Delicatessen restaurants, as we know and love them, are going extinct (Hell, even NPR wrote a story that says, as Linguists claim, New York accents are disappearing altogether). Diminishing returns in sales, health-conscious dieting, and a number of other factors play into the heartbreaking fact that most deli-diners are going the way of the dodo.
Fortunately, there are still enough passionate food lovers, and moreover, people of the Yiddish culture (however slowly homogenizing), that keep the savory meals and experience alive and well (and arguably, more spirited than ever). Deli Man, a documentary that dives into the food’s earliest origins and historical surroundings up through its present-day state, is a passionately made film that examines every corner of this food’s story and plate in telling this joyous tale.
The titular “Deli Man” and heart of this doc’s underlying story is Ziggy Gruber, a New York transplant owning and operating his very own delicatessen, Kenny and Ziggy’s– in Houston, Texas. The seemingly odd locale for the Yiddish-speaking deli-devout is only at first confusing, until the story is explained in its wider scope.
Deli Man celebrates the best of its subject with the utmost joy, leading this reviewer to re-affirm his own love for the food, a time gone-by, and the people who’s passion for it all continue to satisfy our never-ending orders.
With familial origins rooted firmly in deli culture’s World-War I-era history, we see Ziggy’s story begin even before his birth. His grandfather and best friend, having owned the famous Rialto Delicatessen on Broadway (and where our portly protagonist began stuffing cabbages at the age of eight) inspires Ziggy’s love and taking to culinary school, leading him to train in London before relocating to Houston, where it’s shown that an unexpectedly large Jewish population live along the Southern states, and where delis are more scarce than ever.

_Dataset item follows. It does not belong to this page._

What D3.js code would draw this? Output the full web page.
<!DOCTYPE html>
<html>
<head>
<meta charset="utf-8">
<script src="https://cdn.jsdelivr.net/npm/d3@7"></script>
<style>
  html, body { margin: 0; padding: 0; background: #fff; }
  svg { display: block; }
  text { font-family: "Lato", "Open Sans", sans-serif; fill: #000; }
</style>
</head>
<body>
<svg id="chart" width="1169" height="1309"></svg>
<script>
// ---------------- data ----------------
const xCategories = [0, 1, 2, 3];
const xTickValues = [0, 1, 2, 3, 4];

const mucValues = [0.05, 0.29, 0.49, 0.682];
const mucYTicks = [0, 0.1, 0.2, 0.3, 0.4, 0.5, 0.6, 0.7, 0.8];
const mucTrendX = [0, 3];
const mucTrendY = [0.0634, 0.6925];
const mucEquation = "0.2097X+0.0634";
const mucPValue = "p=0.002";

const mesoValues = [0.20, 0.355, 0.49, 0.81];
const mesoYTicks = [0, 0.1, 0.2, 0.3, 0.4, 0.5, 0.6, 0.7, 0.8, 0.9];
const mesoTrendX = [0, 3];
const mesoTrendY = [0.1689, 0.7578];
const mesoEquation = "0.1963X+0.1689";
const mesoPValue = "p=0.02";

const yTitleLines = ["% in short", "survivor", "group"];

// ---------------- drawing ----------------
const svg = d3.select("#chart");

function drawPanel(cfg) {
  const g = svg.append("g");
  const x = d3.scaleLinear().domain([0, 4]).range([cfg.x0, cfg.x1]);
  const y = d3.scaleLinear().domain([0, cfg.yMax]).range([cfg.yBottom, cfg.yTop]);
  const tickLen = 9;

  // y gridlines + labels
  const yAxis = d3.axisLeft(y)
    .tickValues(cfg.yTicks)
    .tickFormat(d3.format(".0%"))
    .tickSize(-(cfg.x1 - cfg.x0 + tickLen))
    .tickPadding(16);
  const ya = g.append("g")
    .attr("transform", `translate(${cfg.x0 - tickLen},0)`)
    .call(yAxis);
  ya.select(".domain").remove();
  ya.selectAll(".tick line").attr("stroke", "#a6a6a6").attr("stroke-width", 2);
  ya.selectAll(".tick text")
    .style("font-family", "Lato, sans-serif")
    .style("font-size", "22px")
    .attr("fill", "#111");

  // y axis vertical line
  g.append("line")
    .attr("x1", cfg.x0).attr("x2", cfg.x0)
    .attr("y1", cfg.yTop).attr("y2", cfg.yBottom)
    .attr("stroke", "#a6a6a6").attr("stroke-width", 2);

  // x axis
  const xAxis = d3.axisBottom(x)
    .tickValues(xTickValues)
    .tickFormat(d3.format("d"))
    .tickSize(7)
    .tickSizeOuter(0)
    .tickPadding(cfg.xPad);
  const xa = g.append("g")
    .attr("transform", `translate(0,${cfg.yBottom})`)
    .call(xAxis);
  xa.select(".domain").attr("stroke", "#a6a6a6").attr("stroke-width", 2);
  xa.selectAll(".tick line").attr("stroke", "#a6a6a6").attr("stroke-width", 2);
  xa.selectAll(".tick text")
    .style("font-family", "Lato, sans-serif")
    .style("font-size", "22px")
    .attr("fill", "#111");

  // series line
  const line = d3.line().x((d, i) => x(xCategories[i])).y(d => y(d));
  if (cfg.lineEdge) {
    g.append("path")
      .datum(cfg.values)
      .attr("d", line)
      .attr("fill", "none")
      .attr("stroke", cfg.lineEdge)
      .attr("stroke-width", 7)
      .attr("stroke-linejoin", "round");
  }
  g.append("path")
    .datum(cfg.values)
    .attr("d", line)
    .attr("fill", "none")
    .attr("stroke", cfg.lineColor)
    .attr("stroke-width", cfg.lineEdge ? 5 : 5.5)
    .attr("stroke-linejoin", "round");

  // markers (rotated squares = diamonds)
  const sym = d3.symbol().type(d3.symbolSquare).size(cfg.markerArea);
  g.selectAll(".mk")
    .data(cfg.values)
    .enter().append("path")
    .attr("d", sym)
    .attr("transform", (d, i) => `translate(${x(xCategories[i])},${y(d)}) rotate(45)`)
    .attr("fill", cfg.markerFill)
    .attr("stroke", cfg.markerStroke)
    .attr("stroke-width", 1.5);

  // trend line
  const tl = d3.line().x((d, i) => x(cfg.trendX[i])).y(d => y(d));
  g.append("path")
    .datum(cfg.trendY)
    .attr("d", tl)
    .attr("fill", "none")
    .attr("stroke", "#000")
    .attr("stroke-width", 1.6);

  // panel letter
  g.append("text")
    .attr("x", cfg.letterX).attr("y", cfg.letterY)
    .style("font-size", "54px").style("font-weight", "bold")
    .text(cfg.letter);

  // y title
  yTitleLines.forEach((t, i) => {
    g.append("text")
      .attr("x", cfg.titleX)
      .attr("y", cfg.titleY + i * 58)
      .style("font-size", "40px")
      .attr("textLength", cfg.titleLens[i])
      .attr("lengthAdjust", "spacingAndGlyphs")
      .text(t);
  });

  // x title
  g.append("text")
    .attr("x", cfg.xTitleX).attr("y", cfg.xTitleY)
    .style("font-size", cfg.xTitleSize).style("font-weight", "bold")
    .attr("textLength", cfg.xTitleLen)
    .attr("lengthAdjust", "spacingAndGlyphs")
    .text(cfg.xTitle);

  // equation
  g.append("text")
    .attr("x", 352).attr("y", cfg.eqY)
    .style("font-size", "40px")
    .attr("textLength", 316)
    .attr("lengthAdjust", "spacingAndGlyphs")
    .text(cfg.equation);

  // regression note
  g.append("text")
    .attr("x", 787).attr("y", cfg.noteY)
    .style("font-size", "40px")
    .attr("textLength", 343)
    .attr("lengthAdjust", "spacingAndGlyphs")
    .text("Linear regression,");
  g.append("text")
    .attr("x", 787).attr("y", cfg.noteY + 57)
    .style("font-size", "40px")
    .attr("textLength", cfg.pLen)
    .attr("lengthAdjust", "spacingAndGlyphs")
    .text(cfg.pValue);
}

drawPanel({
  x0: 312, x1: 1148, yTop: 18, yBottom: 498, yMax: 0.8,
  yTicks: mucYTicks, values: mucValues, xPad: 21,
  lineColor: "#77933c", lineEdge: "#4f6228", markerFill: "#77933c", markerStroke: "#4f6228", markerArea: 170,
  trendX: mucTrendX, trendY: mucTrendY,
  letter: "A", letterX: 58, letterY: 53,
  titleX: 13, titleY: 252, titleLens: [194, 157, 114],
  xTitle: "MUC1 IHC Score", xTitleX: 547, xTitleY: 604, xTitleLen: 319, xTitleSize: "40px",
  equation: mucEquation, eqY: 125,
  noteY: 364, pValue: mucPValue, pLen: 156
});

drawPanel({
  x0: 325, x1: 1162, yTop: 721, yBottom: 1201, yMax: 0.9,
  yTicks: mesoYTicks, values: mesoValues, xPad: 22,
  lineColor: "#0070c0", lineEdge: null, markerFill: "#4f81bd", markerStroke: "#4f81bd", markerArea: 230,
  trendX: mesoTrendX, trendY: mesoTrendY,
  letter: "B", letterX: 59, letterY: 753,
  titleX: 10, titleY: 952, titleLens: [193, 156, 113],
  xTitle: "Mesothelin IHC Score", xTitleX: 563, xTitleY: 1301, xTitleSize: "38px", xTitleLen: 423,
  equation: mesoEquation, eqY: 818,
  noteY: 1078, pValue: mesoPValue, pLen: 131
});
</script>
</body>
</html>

Ziggy himself is a hilarious character in his own story, channeling classic old-world Jewish cliches that make his loveable persona leap off the screen, into your heart.

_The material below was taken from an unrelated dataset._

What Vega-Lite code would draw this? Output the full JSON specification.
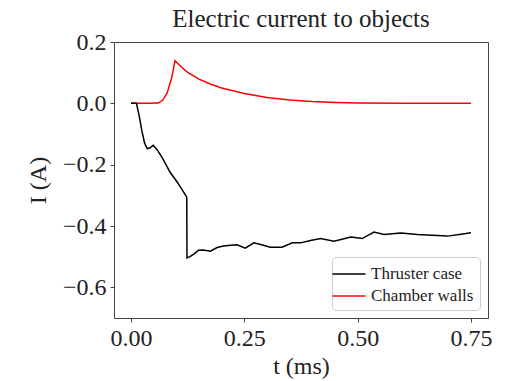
{
  "$schema": "https://vega.github.io/schema/vega-lite/v6.json",
  "autosize": {"type": "none"},
  "padding": {"left": 114, "top": 42, "right": 19, "bottom": 63},
  "width": 374,
  "height": 276,
  "background": "white",
  "title": {"text": "Electric current to objects", "font": "Liberation Serif, serif", "fontSize": 25, "fontWeight": "normal", "color": "#222", "offset": -2},
  "config": {
    "view": {"stroke": "#444", "strokeWidth": 1},
    "axis": {"labelFont": "Liberation Serif, serif", "titleFont": "Liberation Serif, serif", "labelFontSize": 24, "titleFontSize": 24, "titleFontWeight": "normal", "labelColor": "#222", "titleColor": "#222", "domain": false, "tickColor": "#444", "tickSize": 4, "grid": false, "labelPadding": 4},
    "legend": {"labelFont": "Liberation Serif, serif", "labelFontSize": 17, "labelColor": "#222"}
  },
  "data": {"values": [
    {"t": 0.0, "I": 0, "s": "Chamber walls"},
    {"t": 0.02, "I": 0, "s": "Chamber walls"},
    {"t": 0.04, "I": 0, "s": "Chamber walls"},
    {"t": 0.06, "I": 0.001, "s": "Chamber walls"},
    {"t": 0.07, "I": 0.01, "s": "Chamber walls"},
    {"t": 0.08, "I": 0.035, "s": "Chamber walls"},
    {"t": 0.09, "I": 0.085, "s": "Chamber walls"},
    {"t": 0.097, "I": 0.139, "s": "Chamber walls"},
    {"t": 0.11, "I": 0.12, "s": "Chamber walls"},
    {"t": 0.125, "I": 0.101, "s": "Chamber walls"},
    {"t": 0.15, "I": 0.079, "s": "Chamber walls"},
    {"t": 0.175, "I": 0.063, "s": "Chamber walls"},
    {"t": 0.2, "I": 0.05, "s": "Chamber walls"},
    {"t": 0.25, "I": 0.032, "s": "Chamber walls"},
    {"t": 0.3, "I": 0.019, "s": "Chamber walls"},
    {"t": 0.35, "I": 0.011, "s": "Chamber walls"},
    {"t": 0.4, "I": 0.006, "s": "Chamber walls"},
    {"t": 0.45, "I": 0.003, "s": "Chamber walls"},
    {"t": 0.5, "I": 0.001, "s": "Chamber walls"},
    {"t": 0.6, "I": 0.0, "s": "Chamber walls"},
    {"t": 0.75, "I": 0.0, "s": "Chamber walls"},
    {"t": 0.0, "I": 0, "s": "Thruster case"},
    {"t": 0.012, "I": 0, "s": "Thruster case"},
    {"t": 0.018, "I": -0.04, "s": "Thruster case"},
    {"t": 0.024, "I": -0.09, "s": "Thruster case"},
    {"t": 0.03, "I": -0.13, "s": "Thruster case"},
    {"t": 0.036, "I": -0.148, "s": "Thruster case"},
    {"t": 0.042, "I": -0.145, "s": "Thruster case"},
    {"t": 0.049, "I": -0.137, "s": "Thruster case"},
    {"t": 0.058, "I": -0.152, "s": "Thruster case"},
    {"t": 0.07, "I": -0.18, "s": "Thruster case"},
    {"t": 0.086, "I": -0.224, "s": "Thruster case"},
    {"t": 0.101, "I": -0.255, "s": "Thruster case"},
    {"t": 0.112, "I": -0.28, "s": "Thruster case"},
    {"t": 0.123, "I": -0.306, "s": "Thruster case"},
    {"t": 0.1235, "I": -0.504, "s": "Thruster case"},
    {"t": 0.13, "I": -0.5, "s": "Thruster case"},
    {"t": 0.14, "I": -0.49, "s": "Thruster case"},
    {"t": 0.149, "I": -0.479, "s": "Thruster case"},
    {"t": 0.16, "I": -0.478, "s": "Thruster case"},
    {"t": 0.175, "I": -0.482, "s": "Thruster case"},
    {"t": 0.19, "I": -0.47, "s": "Thruster case"},
    {"t": 0.204, "I": -0.465, "s": "Thruster case"},
    {"t": 0.22, "I": -0.463, "s": "Thruster case"},
    {"t": 0.234, "I": -0.461, "s": "Thruster case"},
    {"t": 0.252, "I": -0.472, "s": "Thruster case"},
    {"t": 0.271, "I": -0.455, "s": "Thruster case"},
    {"t": 0.29, "I": -0.462, "s": "Thruster case"},
    {"t": 0.307, "I": -0.469, "s": "Thruster case"},
    {"t": 0.333, "I": -0.469, "s": "Thruster case"},
    {"t": 0.356, "I": -0.455, "s": "Thruster case"},
    {"t": 0.374, "I": -0.455, "s": "Thruster case"},
    {"t": 0.396, "I": -0.447, "s": "Thruster case"},
    {"t": 0.418, "I": -0.441, "s": "Thruster case"},
    {"t": 0.448, "I": -0.45, "s": "Thruster case"},
    {"t": 0.485, "I": -0.436, "s": "Thruster case"},
    {"t": 0.51, "I": -0.441, "s": "Thruster case"},
    {"t": 0.536, "I": -0.42, "s": "Thruster case"},
    {"t": 0.558, "I": -0.428, "s": "Thruster case"},
    {"t": 0.595, "I": -0.423, "s": "Thruster case"},
    {"t": 0.632, "I": -0.428, "s": "Thruster case"},
    {"t": 0.665, "I": -0.43, "s": "Thruster case"},
    {"t": 0.698, "I": -0.433, "s": "Thruster case"},
    {"t": 0.728, "I": -0.427, "s": "Thruster case"},
    {"t": 0.75, "I": -0.422, "s": "Thruster case"}
  ]},
  "mark": {"type": "line", "strokeWidth": 1.5, "interpolate": "linear"},
  "encoding": {
    "x": {"field": "t", "type": "quantitative", "scale": {"domain": [-0.0375, 0.7875], "nice": false, "zero": false},
      "axis": {"title": "t (ms)", "values": [0, 0.25, 0.5, 0.75], "format": ".2f", "titlePadding": 4}},
    "y": {"field": "I", "type": "quantitative", "scale": {"domain": [-0.7, 0.2], "nice": false, "zero": false},
      "axis": {"title": "I (A)", "values": [0.2, 0, -0.2, -0.4, -0.6], "format": ".1f", "titlePadding": 12}},
    "color": {"field": "s", "type": "nominal", "scale": {"domain": ["Thruster case", "Chamber walls"], "range": ["#000000", "#ff0000"]},
      "legend": {"title": null, "orient": "bottom-right", "offset": 8, "symbolType": "M-1.65,0H1.65", "symbolSize": 400, "symbolStrokeWidth": 1.5, "strokeColor": "#ccc", "fillColor": "white", "padding": 6, "cornerRadius": 4, "rowPadding": 3, "labelOffset": 11}},
    "order": {"field": "t", "type": "quantitative"}
  }
}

As a documentary solely about the glory that is deli food, Deli Man will undoubtedly play best to its already passionate culture and audience– one already warmed to the savors of stacked-to-the-ceiling hot pastrami on rye, with the cool crunch of pickle to bring the “mmm’s” home. There’s certainly no shortage of foodie-loving footage, serving as the film’s most savory and mouth-watering moments. But like the decked out and filled-to-capacity meals themselves, this documentary is also jam-packed with every angle of facts and footage surrounding pastrami and its culture, at once impressive, but also leaving for a bit of bloat that, at a solid hour and a half, makes for a filling experience.
Deli Man is charming, funny, and wonderfully entertaining in its impressive scope to tell this food’s rich story, which works best when Ziggy and an array of famous deli eaters (including Larry King and Jerry Stiller) wax philosophic on how deli food is more than just that: it’s a spirit, they say. A feeling, and something special in its nostalgia, significant and symbolic of this great immigrant nation, which falls further into the past with each passing day. Deli Man celebrates the best of its subject with the utmost joy, leading this reviewer to re-affirm his own love for the food, a time gone-by, and the people whose passion for it all continue to satisfy our never-ending orders.